To demonstrate a key point of this paper — how AI can produce a communication output to achieve some goal that appears real, despite being fabricated — the prior paragraph of this section was written by a large language model and chatbot, ChatGPT (except for the first sentence).1 To the best of our knowledge, the Karr et al. (2016) citation does not exist, though the paper’s findings appear to be genuine. While authors of the current paper recognize and are sensitive to the ethical concerns associated with performing this exercise (Collins, 2022; Hancock et al., 2020; Susser et al., 2018), the results offer a practical reason for investigating how AI-generated text is different from human-generated text: large language models are now effective content generators and can produce human-like language. It is presently unclear how AI-generated text differs from human-generated text particularly when reporting on experiences (though, see Giorgi et al., 2023), which motivates our current paper.

In addition to examining emotional content across text types, other features related to linguistic style and structure are considered based on prior work. The linguistic style of AIgenerated and human-generated texts will be measured using an analytic writing index comprised of function words (e.g., articles, prepositions, pronouns) (Jordan et al., 2019; Pennebaker et al., 2014). Analytic writing is a proxy for complex and elaborate thinking (Markowitz, 2023a; Seraj et al., 2021), describing how one thinks and reasons compared to what they think or reason about. Analytic writing has been applied to human-generated texts to evaluate a range of social and psychological dynamics such as persuasion (Markowitz, 2020a), trends in political speech (Jordan et al., 2019), need for cognition (Markowitz, 2023a), and individual differences like gender (Meier et al., 2020).

A second exploratory style dimension considers the descriptive nature of AI-generated and human-generated texts.
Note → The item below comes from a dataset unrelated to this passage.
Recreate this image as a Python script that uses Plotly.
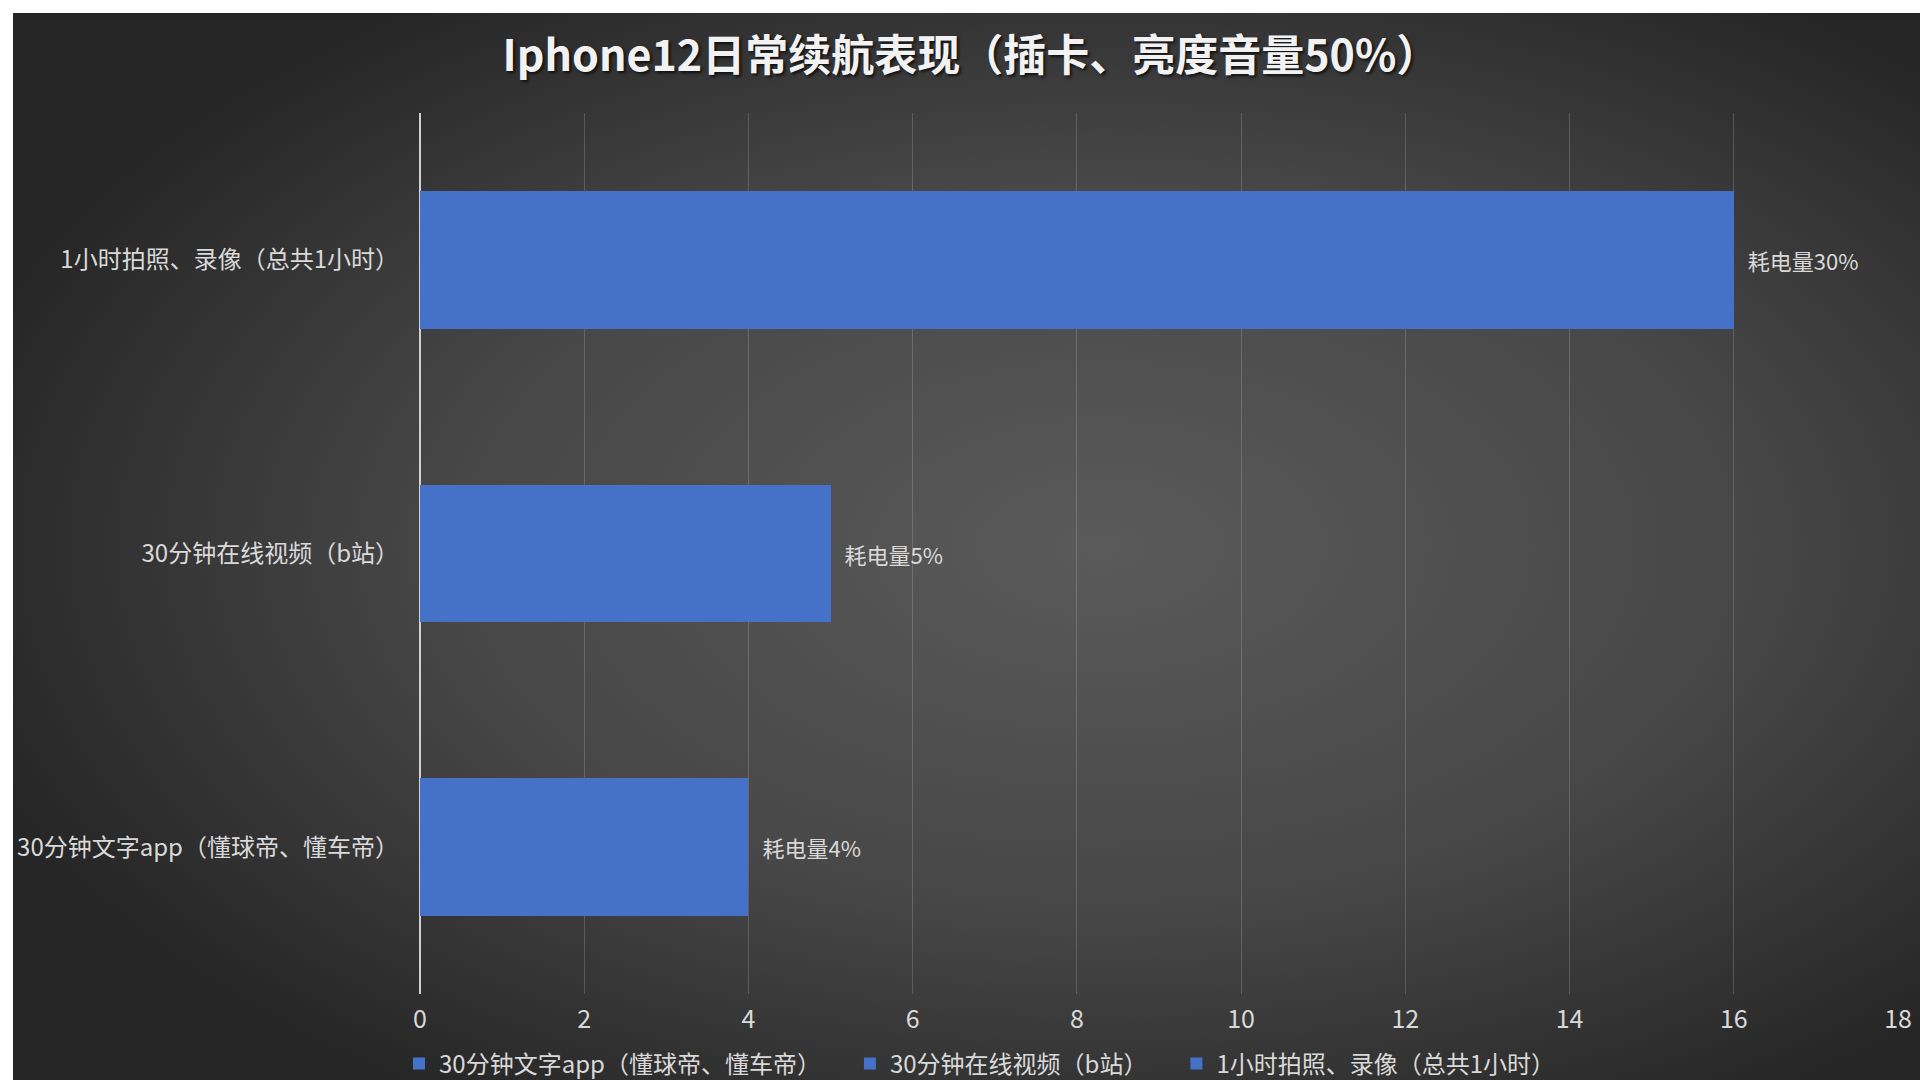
import base64
import plotly.graph_objs as go

# data
categories = ["30分钟文字app（懂球帝、懂车帝）", "30分钟在线视频（b站）", "1小时拍照、录像（总共1小时）"]
values = [4, 5, 16]
bar_labels = ["耗电量4%", "耗电量5%", "耗电量30%"]
x_ticks = [0, 2, 4, 6, 8, 10, 12, 14, 16, 18]

W, H = 1920, 1080
ml, mr, mt, mb = 420, 22, 113, 86
pw = W - ml - mr
ph = H - mt - mb

font = "Noto Sans CJK SC, Noto Sans, sans-serif"
txt = "#d9d9d9"
bar_color = "#4671c8"

traces = []
for i in range(len(categories)):
    traces.append(go.Bar(
        x=[values[i]],
        y=[categories[i]],
        orientation="h",
        name=categories[i] + "\u2003",  # a bit of room between legend entries
        text=[bar_labels[i]],
        texttemplate="\u2002%{text}",
        textposition="outside",
        textfont=dict(size=22, color=txt, family=font),
        marker=dict(color=bar_color, line=dict(width=0)),
        width=0.468,
        cliponaxis=False,
    ))

fig = go.Figure(data=traces)

# radial grey background as an svg image
bg_x0, bg_y0 = 13, 13
bg_w, bg_h = W - bg_x0, H - bg_y0
svg = f'''<svg xmlns="http://www.w3.org/2000/svg" width="{bg_w}" height="{bg_h}" viewBox="0 0 {bg_w} {bg_h}" preserveAspectRatio="none">
<defs><radialGradient id="g" cx="0.57" cy="0.5" r="0.62" gradientUnits="objectBoundingBox">
<stop offset="0" stop-color="#5a5a5a"/><stop offset="0.55" stop-color="#474747"/><stop offset="1" stop-color="#262626"/>
</radialGradient></defs>
<rect width="{bg_w}" height="{bg_h}" fill="url(#g)"/></svg>'''
src = "data:image/svg+xml;base64," + base64.b64encode(svg.encode("utf-8")).decode("ascii")

fig.add_layout_image(dict(
    source=src,
    xref="paper", yref="paper",
    x=(bg_x0 - ml) / pw, y=(H - mb - bg_y0) / ph,
    sizex=bg_w / pw, sizey=bg_h / ph,
    xanchor="left", yanchor="top",
    sizing="stretch", layer="below",
))

fig.update_layout(
    width=W, height=H,
    margin=dict(l=ml, r=mr, t=mt, b=mb, autoexpand=False),
    paper_bgcolor="white",
    plot_bgcolor="rgba(0,0,0,0)",
    barmode="stack",
    font=dict(family=font, color=txt, size=24),
    title=dict(
        text="Iphone12日常续航表现（插卡、亮度音量50%）",
        x=(960 + 11) / W, xref="container", xanchor="center",
        y=1 - 56 / H, yref="container", yanchor="middle",
        font=dict(size=43, color="#f2f2f2", family=font, weight="bold",
                  shadow="2px 2px 3px rgba(0,0,0,0.7)"),
    ),
    xaxis=dict(
        range=[0, 18],
        tickvals=x_ticks,
        showgrid=True, gridcolor="rgba(255,255,255,0.17)", gridwidth=1,
        zeroline=True, zerolinecolor="#cfcfcf", zerolinewidth=1.5,
        showline=False,
        tickfont=dict(size=25, color=txt),
        ticklabelstandoff=8,
        fixedrange=True,
    ),
    yaxis=dict(
        categoryorder="array", categoryarray=categories,
        showgrid=False, zeroline=False, showline=False,
        tickfont=dict(size=24, color=txt),
        ticklabelstandoff=20,
    ),
    legend=dict(
        orientation="h",
        x=(399 - ml) / pw, xanchor="left",
        y=-(1064 - (H - mb)) / ph, yanchor="middle",
        font=dict(size=24, color=txt),
        bgcolor="rgba(0,0,0,0)",
        itemwidth=30,
        traceorder="normal",
    ),
    showlegend=True,
)

fig.write_html("out.html", config={"displayModeBar": False},
               post_script="document.body.style.margin='0';")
One way to evaluate the descriptiveness of a text is to assess its rate of adjectives. Language patterns with high rates of adjectives tend to be more elaborate and narrative-like compared to language pattens with low rates of adjectives (Chung & Pennebaker, 2008). Further, adjectives are also a key marker of false speech (Johnson & Raye, 1981; Markowitz & Hancock, 2014) and therefore, consistent with a second aim of this paper (e.g., identifying how inherently false versus intentionally false speech is communicated when reporting on experiences), it is critical to evaluate the detailed style of different text types (AIgenerated vs. human-generated). Finally, prior work suggests AI-generated messages may be less wordy than human-generated messages (Hohenstein & Jung, 2020), making the structural complexity of AI-generated text a key interest of the current paper

Conclusion

The current paper evaluated the degree to which AI-generated text has linguistic signals that are separable from human-generated text when reporting on experiences. We presented some of the first work to demonstrate that when reporting on experiences like a hotel stay, AI-generated text from ChatGPT is inherently false and more analytic, more emotional, more descriptive, and less readable than intentionally false human-generated text. We encourage future work to examine more large language models and use other tasks to continually identify patterns that reveal linguistic differences between AI and humans, especially as the technology improves.